The Administrative Court referred Law 79/2012, which granted the assembly immunity from dissolution, to the Supreme Constitutional Court, which will rule on the law based on the Constitutional Declaration that has governed the country since the fall of former President Hosni Mubarak.

The People's Assembly had approved the law on the same day of its formation two days before Parliament was dissolved. However, the Supreme Council of the Armed Forces refused to pass the law.

After decreeing the return of the People's Assembly, President Mohamed Morsy approved the stalled law to prevent the dissolution of the Constituent  Assembly.

Legal officials from the Muslim Brotherhood’s Freedom and Justice Party leaned heavily on the law during their pleadings to protect the work of the Constituent Assembly.

Plaintiffs against the Constituent argued that the manner in which the body was formed was illegal. Many of them were opposed to the heavy Islamist representation among assembly members.

Members of the Constituent Assembly expressed hope that today's decision and future court rulings would leave the body intact.  Assembly member Maged Shebeita said that the decision will give the assembly more time to finish a constitutional draft.

"This amount of time is sufficient to complete writing the constitution and submit it to Morsy, particularly since the assembly's mission ends on 12 December," Shebeita said.

Assembly spokesperson Waheed Abdel Meguid said the major challenge facing the assembly is not external threats but rather the differences among its own members on certain articles that constitute the pillars of the constitution.

Abdel Maguid added that with its decision, the Administrative Court has adopted the opinion which states that the law governing the formation of the assembly is legally correct, referring the legal problem to the Supreme Constitutional Court.

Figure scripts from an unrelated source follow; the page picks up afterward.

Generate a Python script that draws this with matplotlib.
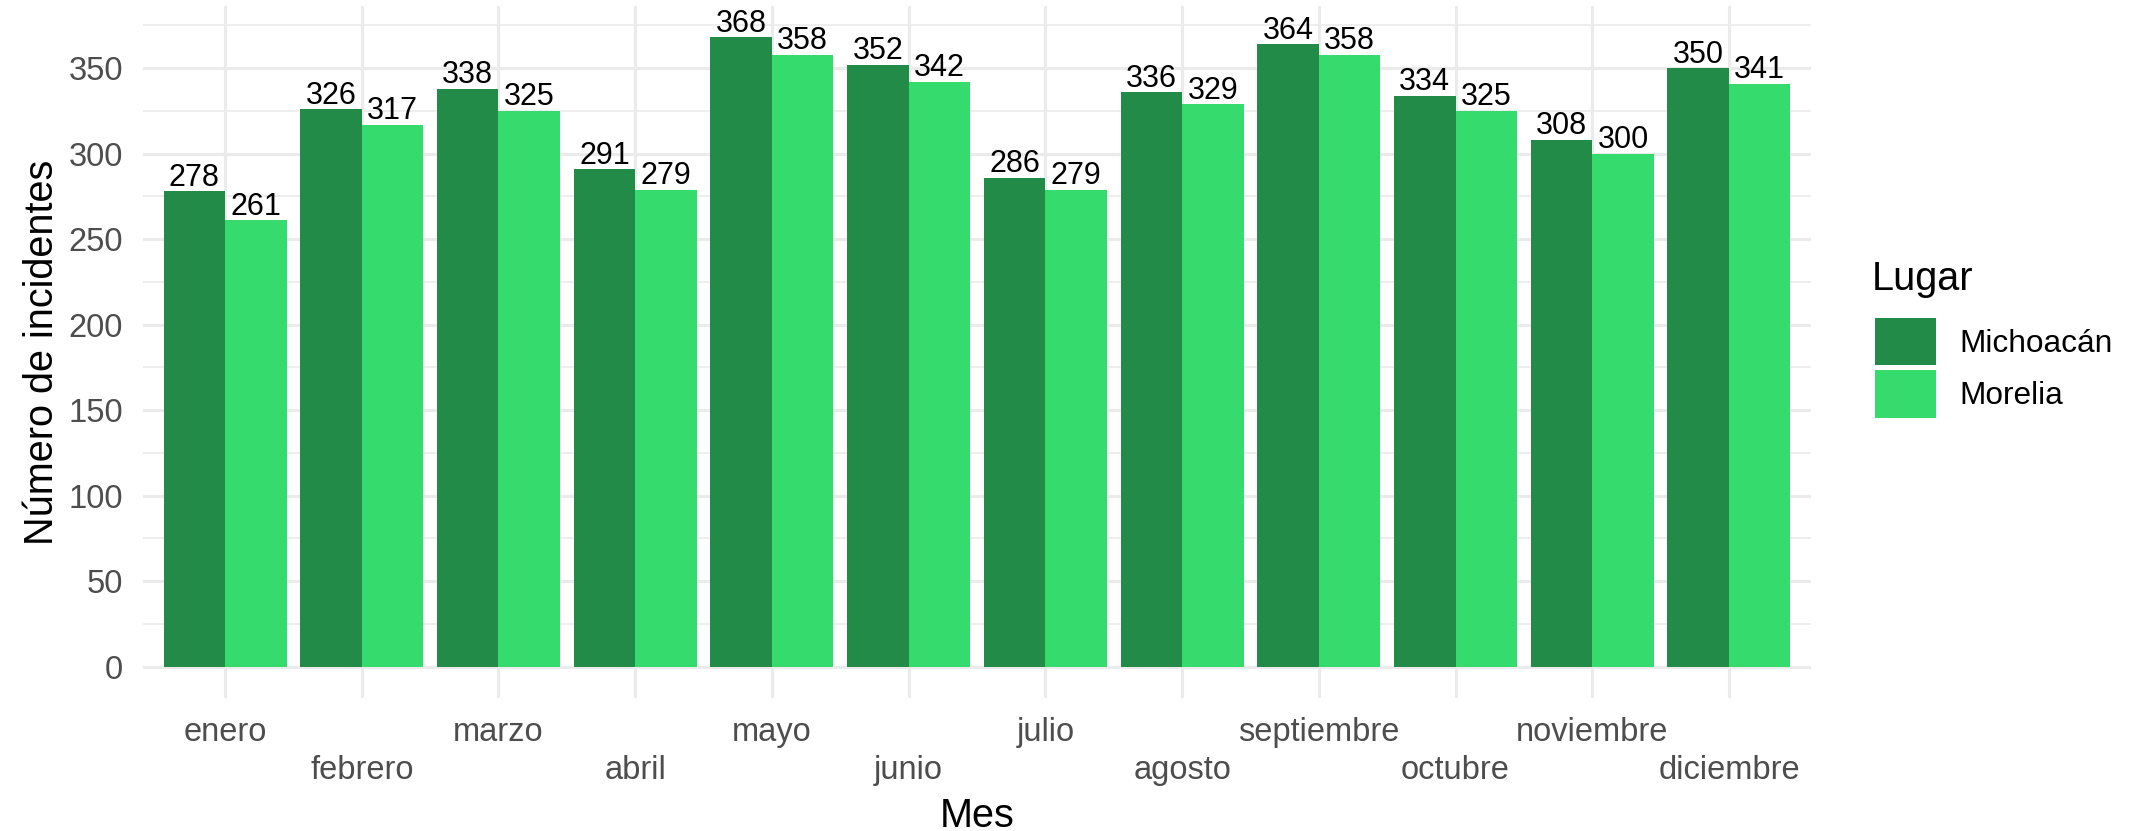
import numpy as np
import matplotlib
matplotlib.use("Agg")
import matplotlib.pyplot as plt
from matplotlib.patches import Patch

meses = ["enero", "febrero", "marzo", "abril", "mayo", "junio", "julio",
         "agosto", "septiembre", "octubre", "noviembre", "diciembre"]
michoacan = [278, 326, 338, 291, 368, 352, 286, 336, 364, 334, 308, 350]
morelia = [261, 317, 325, 279, 358, 342, 279, 329, 358, 325, 300, 341]
series_names = ["Michoacán", "Morelia"]
colors = ["#238B48", "#35DB6C"]

plt.rcParams["font.family"] = ["Liberation Sans", "DejaVu Sans"]

W, H = 2143, 831
fig = plt.figure(figsize=(W / 100, H / 100), dpi=100)
pl, pr, pt, pb = 143, 1811, 6, 698
ax = fig.add_axes([pl / W, (H - pb) / H, (pr - pl) / W, (pb - pt) / H])

x = np.arange(1, len(meses) + 1)
bw = 0.45
for vals, off, col in [(michoacan, -bw / 2, colors[0]), (morelia, bw / 2, colors[1])]:
    bars = ax.bar(x + off, vals, width=bw, color=col, zorder=3, linewidth=0)
    for xi, v in zip(x + off, vals):
        ax.annotate(str(v), (xi, v), xytext=(0, 4), textcoords="offset points",
                    ha="center", va="baseline", fontsize=22, color="black", zorder=4)

ymax = max(max(michoacan), max(morelia))
ax.set_xlim(0.4, len(meses) + 0.6)
ax.set_ylim(-0.05 * ymax, 1.05 * ymax)

# y ticks
ax.set_yticks(np.arange(0, 351, 50))
ax.set_yticks(np.arange(25, 376, 50), minor=True)
ax.tick_params(axis="y", which="both", length=0, pad=14.4, labelsize=23.5, labelcolor="#4D4D4D")

# x ticks in two rows
ax.set_xticks(x[::2], meses[::2])
ax.set_xticks(x[1::2], meses[1::2], minor=True)
ax.tick_params(axis="x", which="major", length=0, pad=14, labelsize=23.5, labelcolor="#4D4D4D")
ax.tick_params(axis="x", which="minor", length=0, pad=41.3, labelsize=23.5, labelcolor="#4D4D4D")

ax.grid(axis="y", which="major", color="#EBEBEB", linewidth=2.3, zorder=0)
ax.grid(axis="y", which="minor", color="#EBEBEB", linewidth=1.2, zorder=0)
ax.grid(axis="x", which="both", color="#EBEBEB", linewidth=2.3, zorder=0)
ax.set_axisbelow(True)
for s in ax.spines.values():
    s.set_visible(False)

ax.set_xlabel("Mes", fontsize=28.5, color="black")
ax.xaxis.set_label_coords(0.5, -(796.6 - pb) / (pb - pt))
ax.set_ylabel("Número de incidentes", fontsize=28.5, color="black")
ax.yaxis.set_label_coords(-(pl - 61) / (pr - pl), 0.5)

# legend
fig.text(1872 / W, (H - 290) / H, "Lugar", fontsize=28.5, ha="left", va="baseline", color="black")
handles = [Patch(facecolor=c, edgecolor="none", label=n) for c, n in zip(colors, series_names)]
fs = 22.8
fpx = fs * 100 / 72
fig.legend(handles=handles, loc="upper left",
           bbox_to_anchor=(1875 / W, (H - 318) / H), bbox_transform=fig.transFigure,
           frameon=False, borderpad=0, borderaxespad=0, fontsize=fs,
           handlelength=61 / fpx, handleheight=61 / fpx,
           handletextpad=23 / fpx, labelspacing=5 / fpx)

fig.savefig("out.png", dpi=100)
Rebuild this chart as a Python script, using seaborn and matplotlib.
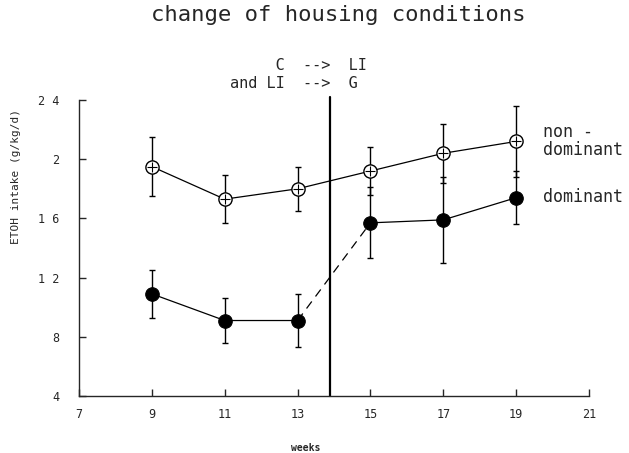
import numpy as np
import pandas as pd
import matplotlib
matplotlib.use("Agg")
import matplotlib.pyplot as plt
import seaborn as sns

# ---- data ----
weeks = [9, 11, 13, 15, 17, 19]
nondominant = [1.95, 1.73, 1.80, 1.92, 2.04, 2.12]
nondominant_err = [0.20, 0.16, 0.15, 0.16, 0.20, 0.24]
dominant = [1.09, 0.91, 0.91, 1.57, 1.59, 1.74]
dominant_err = [0.16, 0.15, 0.18, 0.24, 0.29, 0.18]
x_ticks = [7, 9, 11, 13, 15, 17, 19, 21]
y_ticks = [0.4, 0.8, 1.2, 1.6, 2.0, 2.4]
y_tick_labels = ["4", "8", "1 2", "1 6", "2", "2 4"]
change_week = 13.9

sns.set_style("ticks")
plt.rcParams["font.family"] = ["DejaVu Sans Mono", "DejaVu Sans"]

W, H = 629, 453
fig = plt.figure(figsize=(W / 100, H / 100), dpi=100)
ax = fig.add_axes([79 / W, (H - 396) / H, (589 - 79) / W, (396 - 100) / H])

df_nd = pd.DataFrame({"week": weeks, "val": nondominant})
df_d = pd.DataFrame({"week": weeks, "val": dominant})

# error bars
ax.errorbar(weeks, nondominant, yerr=nondominant_err, fmt="none", ecolor="black",
            elinewidth=1.0, capsize=2.5, capthick=1.0, zorder=2)
ax.errorbar(weeks, dominant, yerr=dominant_err, fmt="none", ecolor="black",
            elinewidth=1.0, capsize=2.5, capthick=1.0, zorder=2)

# non-dominant line with open circles
sns.lineplot(data=df_nd, x="week", y="val", ax=ax, color="black", linewidth=0.9,
             marker="o", markersize=9.5, markerfacecolor="white",
             markeredgecolor="black", markeredgewidth=1.0, zorder=3)
ax.scatter(weeks, nondominant, marker="+", s=55, color="black", linewidths=0.8, zorder=4)

# dominant: solid before, dashed across the change, solid after
sns.lineplot(data=df_d.iloc[:3], x="week", y="val", ax=ax, color="black", linewidth=0.9,
             zorder=3)
sns.lineplot(data=df_d.iloc[3:], x="week", y="val", ax=ax, color="black", linewidth=0.9,
             zorder=3)
sns.lineplot(data=df_d.iloc[2:4], x="week", y="val", ax=ax, color="black", linewidth=0.9,
             linestyle=(0, (7, 5)), zorder=3)
sns.scatterplot(data=df_d, x="week", y="val", ax=ax, color="black", s=95,
                edgecolor="black", zorder=4)

# vertical line at housing change
ax.axvline(change_week, ymin=0, ymax=1.01, color="black", linewidth=1.6, zorder=1,
           clip_on=False)

ax.set_xlim(7, 21)
ax.set_ylim(0.4, 2.4)
ax.set_xticks(x_ticks)
ax.set_yticks(y_ticks)
ax.set_yticklabels(y_tick_labels)
ax.tick_params(axis="both", direction="in", length=5, width=1, labelsize=8.5)
ax.tick_params(axis="y", pad=14)
ax.tick_params(axis="x", pad=9)
sns.despine(ax=ax)
ax.spines["left"].set_linewidth(1)
ax.spines["bottom"].set_linewidth(1)
ax.set_xlabel("")
ax.set_ylabel("")

fig.text(306 / W, 1 - 448 / H, "weeks", ha="center", va="center", fontsize=7,
         fontweight="bold")
fig.text(16 / W, 1 - 176 / H, "ETOH intake (g/kg/d)", ha="center", va="center",
         fontsize=8, rotation=90)

fig.text(338 / W, 1 - 15 / H, "change of housing conditions", ha="center", va="center",
         fontsize=16)
fig.text(230 / W, 1 - 66 / H, "     C  -->  LI", ha="left", va="center", fontsize=11)
fig.text(230 / W, 1 - 83 / H, "and LI  -->  G", ha="left", va="center", fontsize=11)

fig.text(543 / W, 1 - 141 / H, "non -\ndominant", ha="left", va="center", fontsize=12,
         linespacing=1.0)
fig.text(543 / W, 1 - 197 / H, "dominant", ha="left", va="center", fontsize=12)

fig.savefig("out.png", dpi=100)
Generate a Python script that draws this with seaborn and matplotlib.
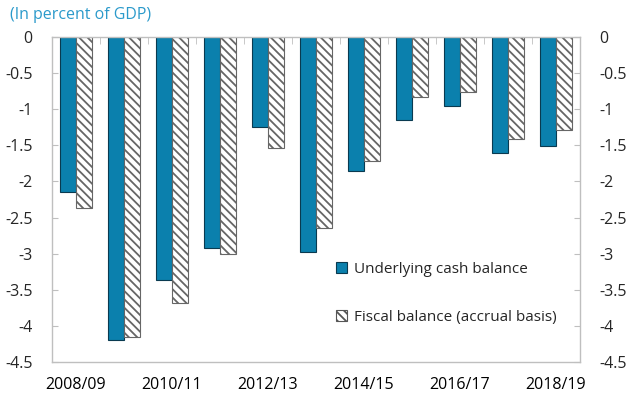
import matplotlib
matplotlib.use("Agg")
import matplotlib.pyplot as plt
import seaborn as sns
import pandas as pd
import numpy as np
from matplotlib.patches import Patch

years = ["2008/09", "2009/10", "2010/11", "2011/12", "2012/13", "2013/14",
         "2014/15", "2015/16", "2016/17", "2017/18", "2018/19"]
cash_balance = [-2.15, -4.20, -3.37, -2.92, -1.24, -2.97, -1.86, -1.15, -0.95, -1.60, -1.51]
fiscal_balance = [-2.37, -4.15, -3.68, -3.01, -1.54, -2.64, -1.71, -0.83, -0.76, -1.41, -1.29]
series_names = ["Underlying cash balance", "Fiscal balance (accrual basis)"]
yticks = [0, -0.5, -1, -1.5, -2, -2.5, -3, -3.5, -4, -4.5]
ytick_labels = ["0", "-0.5", "-1", "-1.5", "-2", "-2.5", "-3", "-3.5", "-4", "-4.5"]

df = pd.DataFrame({
    "year": years * 2,
    "value": cash_balance + fiscal_balance,
    "series": [series_names[0]] * len(years) + [series_names[1]] * len(years),
})

sns.set_style("white")
plt.rcParams["font.family"] = ["Open Sans", "DejaVu Sans"]
plt.rcParams["hatch.linewidth"] = 1.3
plt.rcParams["hatch.color"] = "#555555"

blue = "#0B80AD"
fig = plt.figure(figsize=(6.29, 3.94), dpi=100)
ax = fig.add_axes([52 / 629, 1 - 362 / 394, 528 / 629, 325 / 394])

sns.barplot(data=df, x="year", y="value", hue="series", order=years,
            hue_order=series_names, palette=[blue, "white"], width=0.667,
            saturation=1, ax=ax, legend=False)

n = len(years)
for i, p in enumerate(ax.patches[:2 * n]):
    if i < n:
        p.set_edgecolor("#0a3a50")
        p.set_linewidth(0.8)
    else:
        p.set_facecolor("white")
        p.set_edgecolor("#666666")
        p.set_linewidth(0.8)
        p.set_hatch("\\\\\\\\")

ax.set_ylim(-4.5, 0)
ax.set_xlim(-0.5, n - 0.5)
ax.set_yticks(yticks)
ax.set_yticklabels(ytick_labels)
ax.set_xticks(range(0, n, 2))
ax.set_xticklabels(years[::2])
ax.set_xticks(np.arange(0.5, n - 0.5, 1), minor=True)
ax.set_xlabel("")
ax.set_ylabel("")

spine_c = "#bfbfbf"
for s in ["left", "right", "bottom", "top"]:
    ax.spines[s].set_visible(True)
    ax.spines[s].set_color(spine_c)
    ax.spines[s].set_linewidth(1.0)

ax.tick_params(axis="x", which="major", length=0, labelsize=11.5, pad=11, colors="black")
ax.tick_params(axis="x", which="minor", top=True, bottom=False, direction="in",
               length=5, color=spine_c)
ax.tick_params(axis="y", which="major", left=True, direction="in", length=4,
               color=spine_c, labelsize=11.5, pad=14)

ax2 = ax.twinx()
ax2.set_ylim(-4.5, 0)
ax2.set_yticks(yticks)
ax2.set_yticklabels(ytick_labels)
ax2.tick_params(axis="y", right=True, direction="in", length=4, color=spine_c,
                labelsize=11.5, pad=14)
for s in ["left", "right", "bottom", "top"]:
    ax2.spines[s].set_visible(False)

handles = [Patch(facecolor=blue, edgecolor="#0a3a50", linewidth=0.8),
           Patch(facecolor="white", edgecolor="#555555", linewidth=0.8, hatch="\\\\\\\\")]
ax.legend(handles, series_names, loc="upper left",
          bbox_to_anchor=(336 / 629, 1 - 262 / 394), bbox_transform=fig.transFigure,
          frameon=False, fontsize=11, handlelength=0.75, handleheight=0.75,
          handletextpad=0.4, labelspacing=2.15, borderpad=0, borderaxespad=0)

fig.text(10 / 629, 1 - 15 / 394, "(In percent of GDP)", color="#2B9ACB",
         fontsize=11.5, va="center", ha="left")

fig.savefig("out.png", dpi=100)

Meanwhile, leading Wasat Party figure and Constituent Assembly member Essam Sultan said the court's decision makes the assembly safe from "lurking and encroachments by those who do not believe in the separation of powers, even if the constitutional court declares the law unconstitutional."

Writing on his Facebook page, Sultan said that the decision is a victory for the Constituent Assembly, while it poses a dilemma for SCC.

The Supreme Constitutional Court last week rejected its status in the first draft of the new constitution, with court president Maher al-Beheiry labeled the articles pertaining to the court’s status "a step backwards and a flagrant intervention in the court's affairs."

But the court later said it had agreed upon amending the articles with the Constituent Assembly.

Sultan has prominently criticized what he calls "the politicized role of the court,” referring to its decision to dissolve Parliament in June.

“Some of [the SCC's] judges, led by Tahani al-Gebali, had given their opinion on the case openly, even before it was referred to them. This makes it improper for the Supreme Constitutional Court to decide on the law. The expected declaration of unconstitutionality will, however, be focused on the law issued by the People’s Assembly, rather than the Constituent Assembly that had been elected according to citizen will,” Sultan wrote.